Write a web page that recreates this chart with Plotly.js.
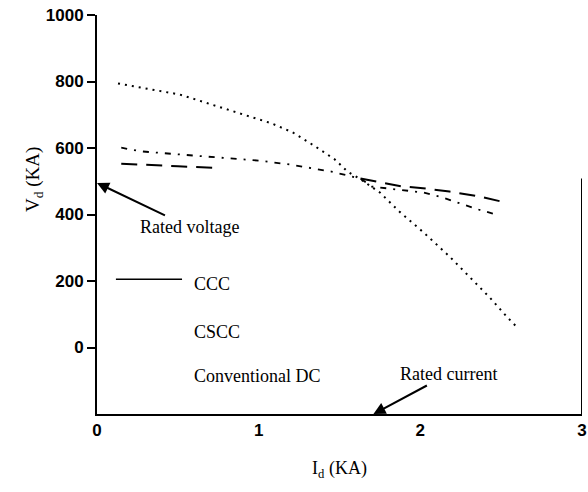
<!DOCTYPE html>
<html>
<head>
<meta charset="utf-8">
<script src="https://cdn.plot.ly/plotly-3.0.1.min.js"></script>
<style>html,body{margin:0;padding:0;background:#fff;}#chart{width:588px;height:492px;}</style>
</head>
<body>
<div id="chart"></div>
<script>
// Id (KA) vs Vd for the three schemes
const cccX  = [0.15, 0.30, 0.50, 0.75, 1.20, 1.63, 1.75, 1.89, 2.00, 2.18, 2.37, 2.50];
const cccY  = [553, 549, 545, 540, null, 508, 497, 484, 480, 469, 454, 439];
const csccX = [0.15, 0.27, 0.50, 0.75, 1.00, 1.20, 1.45, 1.63, 1.70, 2.02, 2.14, 2.21, 2.36, 2.49];
const csccY = [601, 590, 581, 572, 562, 550, 529, 508, 484, 466, 451, 439, 415, 397];
const convX = [0.13, 0.27, 0.39, 0.51, 0.59, 0.75, 0.95, 1.08, 1.21, 1.34, 1.47, 1.55, 1.63, 1.75, 1.87, 2.02, 2.18, 2.31, 2.43, 2.54, 2.60];
const convY = [794, 782, 770, 761, 749, 725, 695, 674, 647, 608, 566, 529, 506, 466, 409, 346, 274, 211, 150, 90, 60];
const xTicks = [0, 1, 2, 3];
const yTicks = [0, 200, 400, 600, 800, 1000];
const seriesNames = ['CCC', 'CSCC', 'Conventional DC'];
const ratedVoltage = 495;
const ratedCurrent = 1.71;

const serif = 'Liberation Serif, Times New Roman, serif';
const traces = [
  {x: cccX, y: cccY, name: seriesNames[0], mode: 'lines', connectgaps: false,
   line: {color: '#000', width: 2, dash: '16px,9px'}},
  {x: csccX, y: csccY, name: seriesNames[1], mode: 'lines',
   line: {color: '#000', width: 1.8, dash: '6px,7px,2px,7px'}},
  {x: convX, y: convY, name: seriesNames[2], mode: 'lines',
   line: {color: '#000', width: 2, dash: '2px,5px'}}
];

const layout = {
  width: 588, height: 492,
  margin: {l: 97, r: 6, t: 15, b: 78},
  paper_bgcolor: '#fff', plot_bgcolor: '#fff',
  showlegend: false,
  font: {family: serif, color: '#000'},
  xaxis: {
    range: [0, 3], tickvals: xTicks, ticktext: xTicks.map(String),
    showgrid: false, zeroline: false, showline: true, linecolor: '#000', linewidth: 2,
    ticks: '', tickfont: {family: 'Liberation Sans, Arial, sans-serif', size: 17, weight: 'bold'},
    title: {text: 'I<sub>d</sub> (KA)', font: {family: serif, size: 18}, standoff: 22}
  },
  yaxis: {
    range: [-200, 1000], tickvals: yTicks, ticktext: yTicks.map(String),
    showgrid: false, zeroline: false, showline: true, linecolor: '#000', linewidth: 2,
    ticks: 'outside', ticklen: 8, tickwidth: 2, tickcolor: '#000',
    tickfont: {family: 'Liberation Sans, Arial, sans-serif', size: 17, weight: 'bold'}
  },
  shapes: [
    {type: 'line', xref: 'x', yref: 'paper', x0: 3, x1: 3, y0: 0, y1: 0.59,
     line: {color: '#000', width: 2}},
    {type: 'line', xref: 'x', yref: 'y', x0: 0.117, x1: 0.526, y0: 205, y1: 205,
     line: {color: '#000', width: 1.5}}
  ],
  annotations: [
    {x: 0, y: 0, xref: 'paper', yref: 'paper', text: 'V<sub>d</sub> (KA)', showarrow: false,
     textangle: -90, font: {family: serif, size: 19}},
    {x: 0.587, y: 190, xref: 'x', yref: 'y', text: seriesNames[0], showarrow: false,
     xanchor: 'left', font: {family: serif, size: 18}},
    {x: 0.587, y: 48, xref: 'x', yref: 'y', text: seriesNames[1], showarrow: false,
     xanchor: 'left', font: {family: serif, size: 18}},
    {x: 0.587, y: -87, xref: 'x', yref: 'y', text: seriesNames[2], showarrow: false,
     xanchor: 'left', font: {family: serif, size: 18}},
    {x: 0, y: ratedVoltage, xref: 'x', yref: 'y', text: 'Rated voltage', showarrow: true,
     ax: 92, ay: 44, arrowhead: 2, arrowsize: 1.2, arrowwidth: 2, arrowcolor: '#000',
     font: {family: serif, size: 18}},
    {x: ratedCurrent, y: -200, xref: 'x', yref: 'y', text: 'Rated current', showarrow: true,
     ax: 75, ay: -40, arrowhead: 2, arrowsize: 1.2, arrowwidth: 2, arrowcolor: '#000',
     font: {family: serif, size: 18}}
  ]
};
// place the rotated y title by pixel position (x=20px, y=180px from top)
layout.annotations[0].x = (20 - layout.margin.l) / (layout.width - layout.margin.l - layout.margin.r);
layout.annotations[0].y = (layout.height - layout.margin.b - 180) / (layout.height - layout.margin.t - layout.margin.b);

Plotly.newPlot('chart', traces, layout, {displayModeBar: false, staticPlot: true});
</script>
</body>
</html>
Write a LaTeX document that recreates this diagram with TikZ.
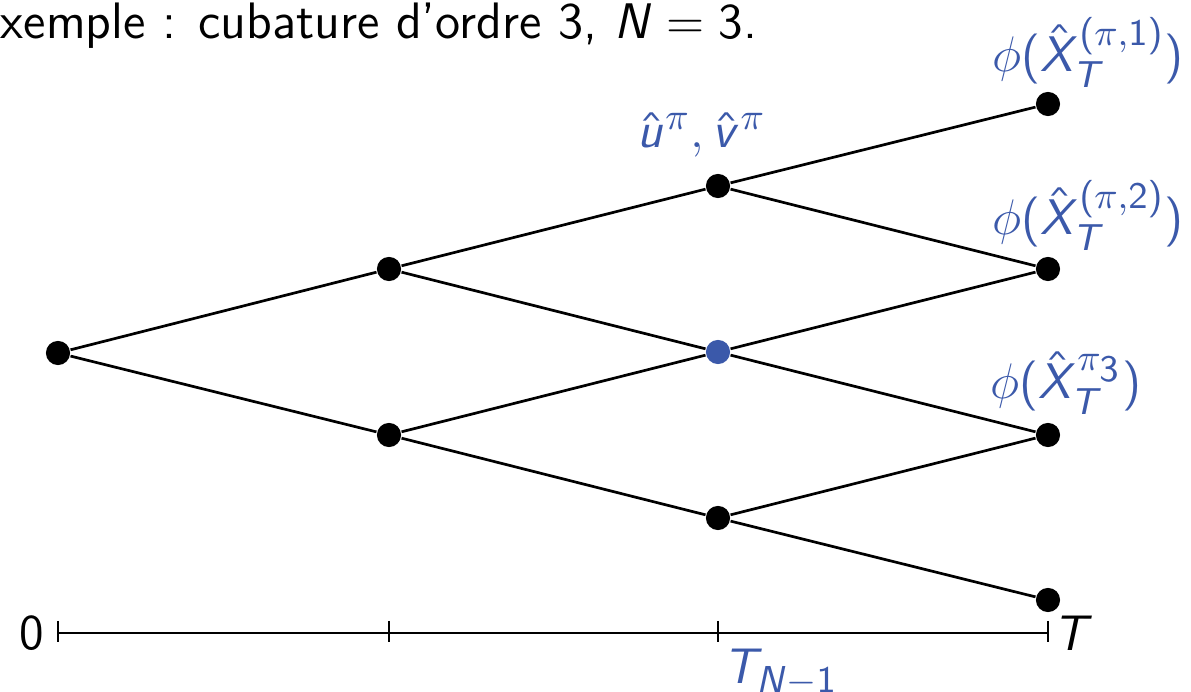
\documentclass[tikz,border=0pt]{standalone}
\usepackage{tikz}
\DeclareSymbolFont{sfletters}{OT1}{cmss}{m}{sl}
\SetSymbolFont{operators}{normal}{OT1}{cmss}{m}{n}
\DeclareMathSymbol{N}{\mathalpha}{sfletters}{`N}
\DeclareMathSymbol{T}{\mathalpha}{sfletters}{`T}
\DeclareMathSymbol{X}{\mathalpha}{sfletters}{`X}
\DeclareMathSymbol{u}{\mathalpha}{sfletters}{`u}
\DeclareMathSymbol{v}{\mathalpha}{sfletters}{`v}
\definecolor{sblue}{RGB}{59,89,170}
\tikzset{
  dot/.style={circle,fill=black,inner sep=0pt,minimum size=5.8pt},
  bdot/.style={circle,fill=sblue,inner sep=0pt,minimum size=5.8pt},
  edge/.style={line width=0.65pt},
  lab/.style={text=sblue,inner sep=0pt},
  tick/.style={line width=0.45pt},
}
\begin{document}
\begin{tikzpicture}[x=0.24pt,y=-0.24pt,font=\sffamily\fontsize{12.3}{14}\selectfont]
\useasboundingbox (0,0) rectangle (1191,692);
\node[anchor=base west,inner sep=0pt] (title) at (0,39) {xemple : cubature d'ordre 3, $N=3$.};
% nodes
\node[dot] (r) at (58,353) {};
\node[dot] (b1) at (389,269) {};
\node[dot] (b2) at (389,435) {};
\node[dot] (c1) at (718,186) {};
\node[bdot] (c2) at (718,352) {};
\node[dot] (c3) at (718,518) {};
\node[dot] (d1) at (1048,104) {};
\node[dot] (d2) at (1048,269) {};
\node[dot] (d3) at (1048,435) {};
\node[dot] (d4) at (1048,600) {};
% edges
\draw[edge] (r) -- (b1);
\draw[edge] (r) -- (b2);
\draw[edge] (b1) -- (c1);
\draw[edge] (b1) -- (c2);
\draw[edge] (b2) -- (c2);
\draw[edge] (b2) -- (c3);
\draw[edge] (c1) -- (d1);
\draw[edge] (c1) -- (d2);
\draw[edge] (c2) -- (d2);
\draw[edge] (c2) -- (d3);
\draw[edge] (c3) -- (d3);
\draw[edge] (c3) -- (d4);
% labels
\node[lab] (l1) at (1088,52) {$\phi(\hat X_T^{(\pi,1)})$};
\node[lab] (l2) at (1088,215) {$\phi(\hat X_T^{(\pi,2)})$};
\node[lab] (l3) at (1066,383) {$\phi(\hat X_T^{\pi_{\scriptstyle 3}})$};
\node[lab] (uv) at (702,135) {$\hat u^\pi, \hat v^\pi$};
% axis
\coordinate (a0) at (58,633);
\coordinate (a1) at (389,633);
\coordinate (a2) at (718,633);
\coordinate (a3) at (1048,633);
\draw[line width=0.6pt] (a0) -- (a3);
\foreach \p in {a0,a1,a2,a3} \draw[tick] ([yshift=2.9pt]\p) -- ([yshift=-2.2pt]\p);
\node[anchor=east,inner sep=0pt] (zero) at ([xshift=-3.1pt]a0) {$0$};
\node[anchor=west,inner sep=0pt] (tT) at ([xshift=1.2pt]a3) {$T$};
\node[lab,anchor=north west] (tn) at ([xshift=1pt,yshift=-3.6pt]a2) {$T_{N-1}$};
\end{tikzpicture}
\end{document}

■ ■ ■ ■ ■ ■ ■

## TASK DIRECTIONS
From the first line above down to the line with "const ratedCurrent = 1.71;", reproduce every line and no others, omitting pictures.

## REPLY TO THE EXERCISE
Write a web page that recreates this chart with Plotly.js.
<!DOCTYPE html>
<html>
<head>
<meta charset="utf-8">
<script src="https://cdn.plot.ly/plotly-3.0.1.min.js"></script>
<style>html,body{margin:0;padding:0;background:#fff;}#chart{width:588px;height:492px;}</style>
</head>
<body>
<div id="chart"></div>
<script>
// Id (KA) vs Vd for the three schemes
const cccX  = [0.15, 0.30, 0.50, 0.75, 1.20, 1.63, 1.75, 1.89, 2.00, 2.18, 2.37, 2.50];
const cccY  = [553, 549, 545, 540, null, 508, 497, 484, 480, 469, 454, 439];
const csccX = [0.15, 0.27, 0.50, 0.75, 1.00, 1.20, 1.45, 1.63, 1.70, 2.02, 2.14, 2.21, 2.36, 2.49];
const csccY = [601, 590, 581, 572, 562, 550, 529, 508, 484, 466, 451, 439, 415, 397];
const convX = [0.13, 0.27, 0.39, 0.51, 0.59, 0.75, 0.95, 1.08, 1.21, 1.34, 1.47, 1.55, 1.63, 1.75, 1.87, 2.02, 2.18, 2.31, 2.43, 2.54, 2.60];
const convY = [794, 782, 770, 761, 749, 725, 695, 674, 647, 608, 566, 529, 506, 466, 409, 346, 274, 211, 150, 90, 60];
const xTicks = [0, 1, 2, 3];
const yTicks = [0, 200, 400, 600, 800, 1000];
const seriesNames = ['CCC', 'CSCC', 'Conventional DC'];
const ratedVoltage = 495;
const ratedCurrent = 1.71;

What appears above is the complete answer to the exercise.